Abstract:This paper introduces MiniCPM4, a highly efficient large language model (LLM) designed explicitly for end-side devices. We achieve this efficiency through systematic innovation in four key dimensions: model architecture, training data, training algorithms, and inference systems. Specifically, in terms of model architecture, we propose InfLLM v2, a trainable sparse attention mechanism that accelerates both prefilling and decoding phases for long-context processing. Regarding training data, we propose UltraClean, an efficient and accurate pre-training data filtering and generation strategy, and UltraChat v2, a comprehensive supervised fine-tuning dataset. These datasets enable satisfactory model performance to be achieved using just 8 trillion training tokens. Regarding training algorithms, we propose ModelTunnel v2 for efficient pre-training strategy search, and improve existing post-training methods by introducing chunk-wise rollout for load-balanced reinforcement learning and data-efficient tenary LLM, BitCPM. Regarding inference systems, we propose CPM.cu that integrates sparse attention, model quantization, and speculative sampling to achieve efficient prefilling and decoding.
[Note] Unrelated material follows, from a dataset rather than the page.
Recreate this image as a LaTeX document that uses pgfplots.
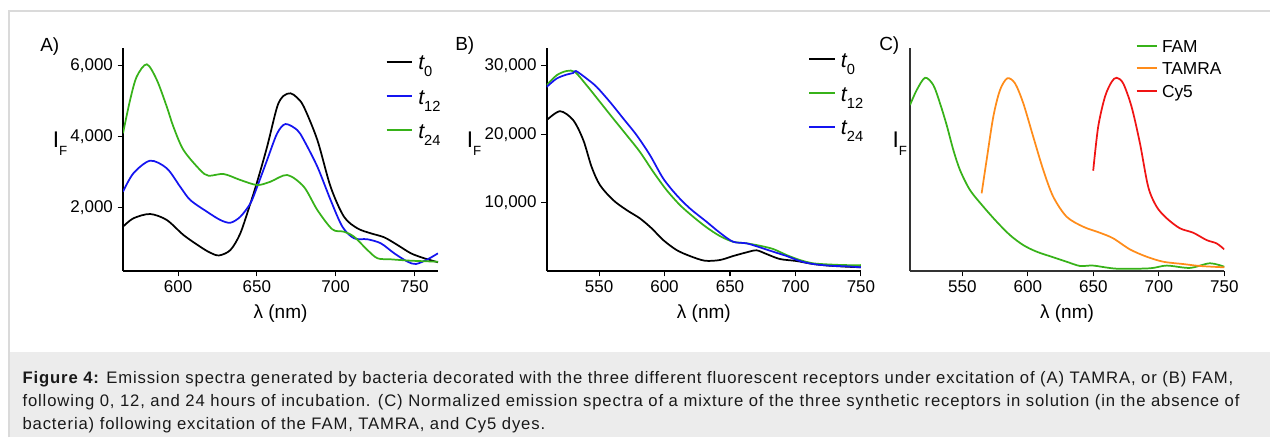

To meet diverse on-device requirements, MiniCPM4 is available in two versions, with 0.5B and 8B parameters, respectively. Sufficient evaluation results show that MiniCPM4 outperforms open-source models of similar size across multiple benchmarks, highlighting both its efficiency and effectiveness. Notably, MiniCPM4-8B demonstrates significant speed improvements over Qwen3-8B when processing long sequences. Through further adaptation, MiniCPM4 successfully powers diverse applications, including trustworthy survey generation and tool use with model context protocol, clearly showcasing its broad usability.